[START]

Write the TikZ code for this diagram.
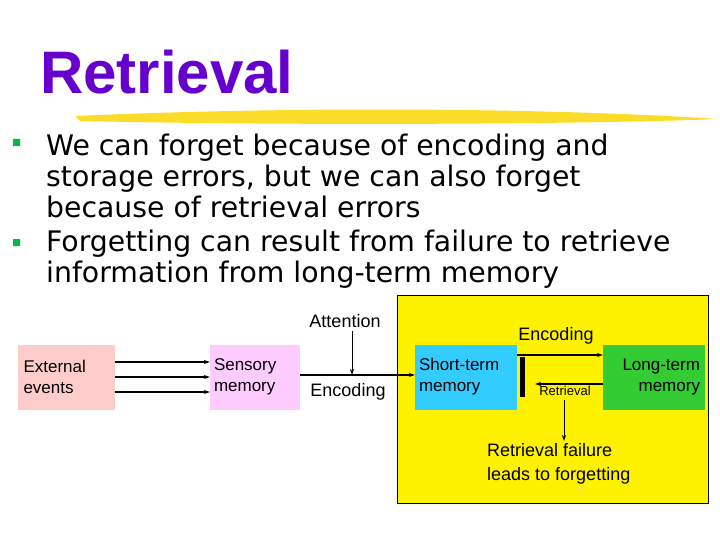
\documentclass[tikz,border=0pt]{standalone}
\usepackage{fontspec}
\setmainfont{Liberation Sans}
\newfontfamily\verd{DejaVu Sans}
\usetikzlibrary{arrows.meta}
\begin{document}
\begin{tikzpicture}[x=1pt,y=-1pt,
  bx/.style={minimum height=65pt,align=left,font=\fontsize{17}{21}\selectfont,inner sep=0pt},
  lbl/.style={font=\fontsize{18}{24}\selectfont},
  arr/.style={-{Stealth[length=6pt,width=4pt]},line width=1.4pt},
  bul/.style={anchor=west,font=\verd\fontsize{28.3}{31}\selectfont,align=left,inner sep=0pt}]
\useasboundingbox (0,0) rectangle (720,540);
\fill[white] (0,0) rectangle (720,540);
\node[anchor=west,text={rgb,255:red,102;green,0;blue,204},font=\bfseries\fontsize{60}{66}\selectfont,inner sep=0pt] (title) at (40,72) {Retrieval};
\fill[yellow!75!orange,opacity=0.85] (75,116) .. controls (300,106) and (550,108) .. (718,119) .. controls (600,124) and (300,126) .. (80,121) -- cycle;
\fill[green!45!teal] (13,139) rectangle (20,146) (13,239) rectangle (20,246);
\node[bul] (b1) at (46,176) {We can forget because of encoding and\\storage errors, but we can also forget\\because of retrieval errors};
\node[bul] (b2) at (46,259) {Forgetting can result from failure to retrieve\\information from long-term memory};
\fill[yellow] (397,295) rectangle (708,503);
\draw[line width=1pt] (397,295) rectangle (708,503);
\node[bx,fill={rgb,255:red,255;green,204;blue,204},minimum width=97pt,text width=85pt] (ext) at (66,377) {External\\events};
\node[bx,fill={rgb,255:red,255;green,204;blue,255},minimum width=90pt,text width=82pt] (sen) at (255,377) {Sensory\\memory};
\node[bx,fill={rgb,255:red,51;green,204;blue,255},minimum width=102pt,text width=94pt] (stm) at (466,377) {Short-term\\memory};
\node[bx,fill={rgb,255:red,51;green,204;blue,51},minimum width=102pt,text width=92pt,align=right] (ltm) at (654,377) {Long-term\\memory};
\foreach \dy in {-15,0,15} \draw[arr] ([yshift=-\dy]ext.east) -- ([yshift=-\dy]sen.west);
\draw[arr] ([yshift=2]sen.east) -- ([yshift=2]stm.west);
\node[lbl] (att) at (345,321) {Attention};
\coordinate (attend) at (352,375);
\draw[arr,line width=1pt] (352,331) -- (attend);
\node[lbl] (enc1) at (348,392) {Encoding};
\node[lbl] (enc2) at (556,336) {Encoding};
\draw[arr] ([yshift=22]stm.east) -- ([yshift=22]ltm.west);
\draw[arr] ([yshift=-7]ltm.west) -- (535,384);
\fill (520,357) rectangle (525,397);
\node[font=\fontsize{13}{15}\selectfont] (ret) at (565,391) {Retrieval};
\coordinate (fail) at (564,441);
\draw[arr,line width=1pt] (564,400) -- (fail);
\node[lbl,align=left,anchor=north west,inner sep=0pt] (rf) at (487,443) {Retrieval failure\\leads to forgetting};
\end{tikzpicture}
\end{document}
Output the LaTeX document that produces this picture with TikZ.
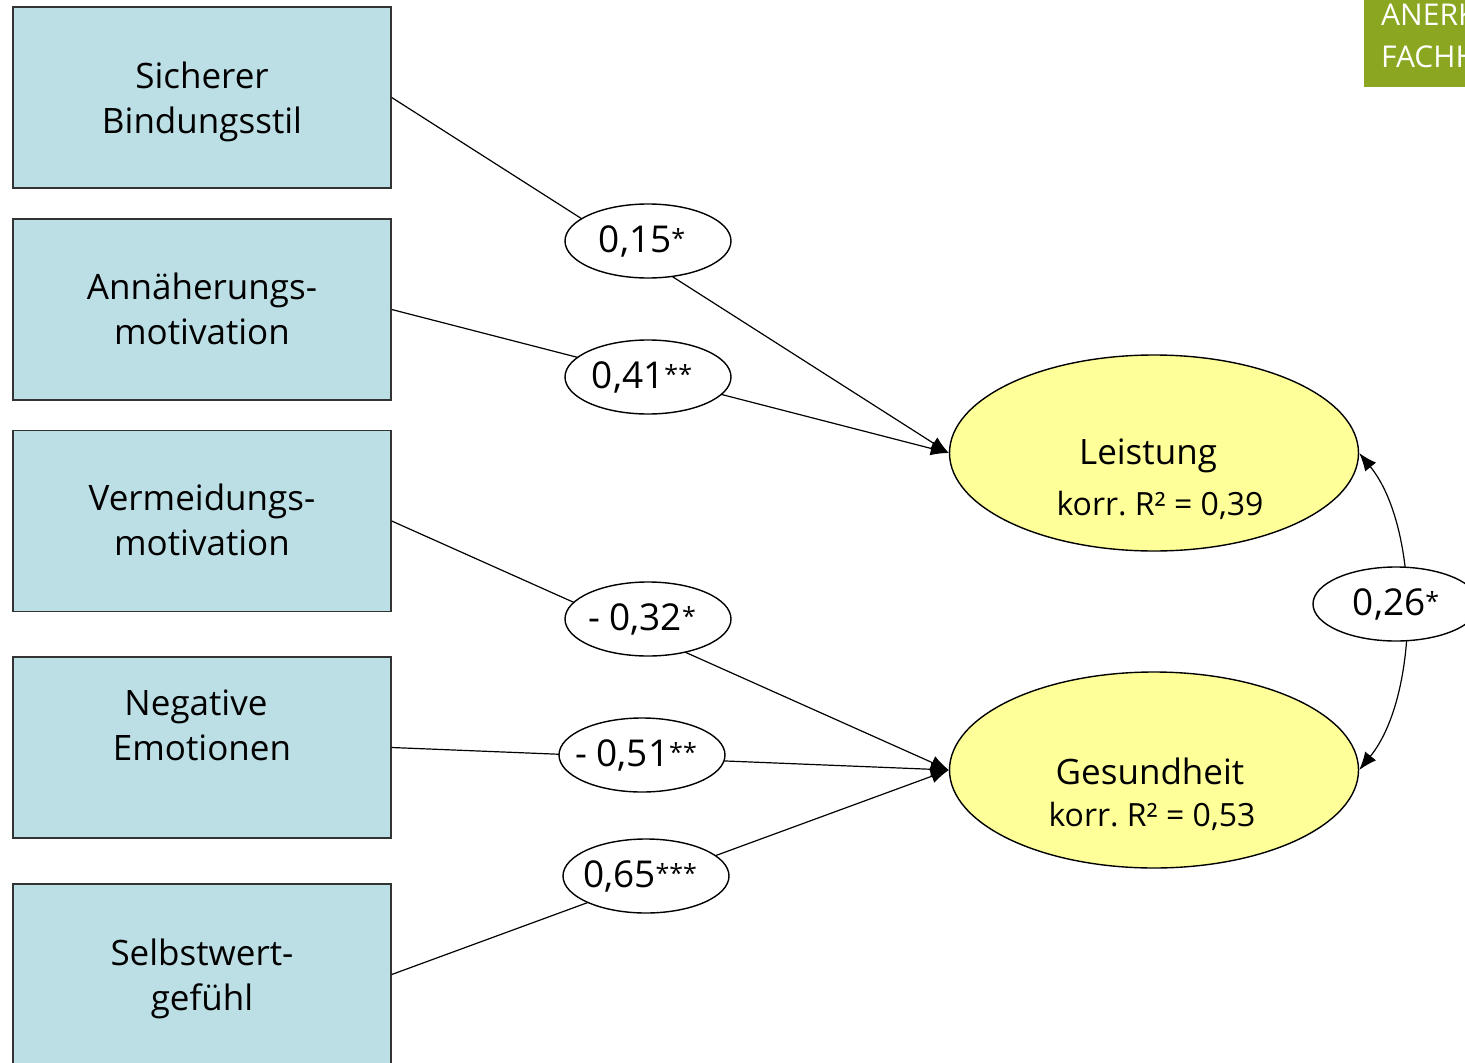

[END]

## [GIVEN INSTRUCTION]
Without including any picture, retype the entries exactly.

## [CORRECT OUTPUT]
Write the TikZ code for this diagram.
\documentclass[tikz,border=0pt]{standalone}
\usepackage{fontspec}
\setmainfont{Liberation Sans}
\newfontfamily\verd{DejaVu Sans}
\usetikzlibrary{arrows.meta}
\begin{document}
\begin{tikzpicture}[x=1pt,y=-1pt,
  bx/.style={minimum height=65pt,align=left,font=\fontsize{17}{21}\selectfont,inner sep=0pt},
  lbl/.style={font=\fontsize{18}{24}\selectfont},
  arr/.style={-{Stealth[length=6pt,width=4pt]},line width=1.4pt},
  bul/.style={anchor=west,font=\verd\fontsize{28.3}{31}\selectfont,align=left,inner sep=0pt}]
\useasboundingbox (0,0) rectangle (720,540);
\fill[white] (0,0) rectangle (720,540);
\node[anchor=west,text={rgb,255:red,102;green,0;blue,204},font=\bfseries\fontsize{60}{66}\selectfont,inner sep=0pt] (title) at (40,72) {Retrieval};
\fill[yellow!75!orange,opacity=0.85] (75,116) .. controls (300,106) and (550,108) .. (718,119) .. controls (600,124) and (300,126) .. (80,121) -- cycle;
\fill[green!45!teal] (13,139) rectangle (20,146) (13,239) rectangle (20,246);
\node[bul] (b1) at (46,176) {We can forget because of encoding and\\storage errors, but we can also forget\\because of retrieval errors};
\node[bul] (b2) at (46,259) {Forgetting can result from failure to retrieve\\information from long-term memory};
\fill[yellow] (397,295) rectangle (708,503);
\draw[line width=1pt] (397,295) rectangle (708,503);
\node[bx,fill={rgb,255:red,255;green,204;blue,204},minimum width=97pt,text width=85pt] (ext) at (66,377) {External\\events};
\node[bx,fill={rgb,255:red,255;green,204;blue,255},minimum width=90pt,text width=82pt] (sen) at (255,377) {Sensory\\memory};
\node[bx,fill={rgb,255:red,51;green,204;blue,255},minimum width=102pt,text width=94pt] (stm) at (466,377) {Short-term\\memory};
\node[bx,fill={rgb,255:red,51;green,204;blue,51},minimum width=102pt,text width=92pt,align=right] (ltm) at (654,377) {Long-term\\memory};
\foreach \dy in {-15,0,15} \draw[arr] ([yshift=-\dy]ext.east) -- ([yshift=-\dy]sen.west);
\draw[arr] ([yshift=2]sen.east) -- ([yshift=2]stm.west);
\node[lbl] (att) at (345,321) {Attention};
\coordinate (attend) at (352,375);
\draw[arr,line width=1pt] (352,331) -- (attend);
\node[lbl] (enc1) at (348,392) {Encoding};
\node[lbl] (enc2) at (556,336) {Encoding};
\draw[arr] ([yshift=22]stm.east) -- ([yshift=22]ltm.west);
\draw[arr] ([yshift=-7]ltm.west) -- (535,384);
\fill (520,357) rectangle (525,397);
\node[font=\fontsize{13}{15}\selectfont] (ret) at (565,391) {Retrieval};
\coordinate (fail) at (564,441);
\draw[arr,line width=1pt] (564,400) -- (fail);
\node[lbl,align=left,anchor=north west,inner sep=0pt] (rf) at (487,443) {Retrieval failure\\leads to forgetting};
\end{tikzpicture}
\end{document}
Output the LaTeX document that produces this picture with TikZ.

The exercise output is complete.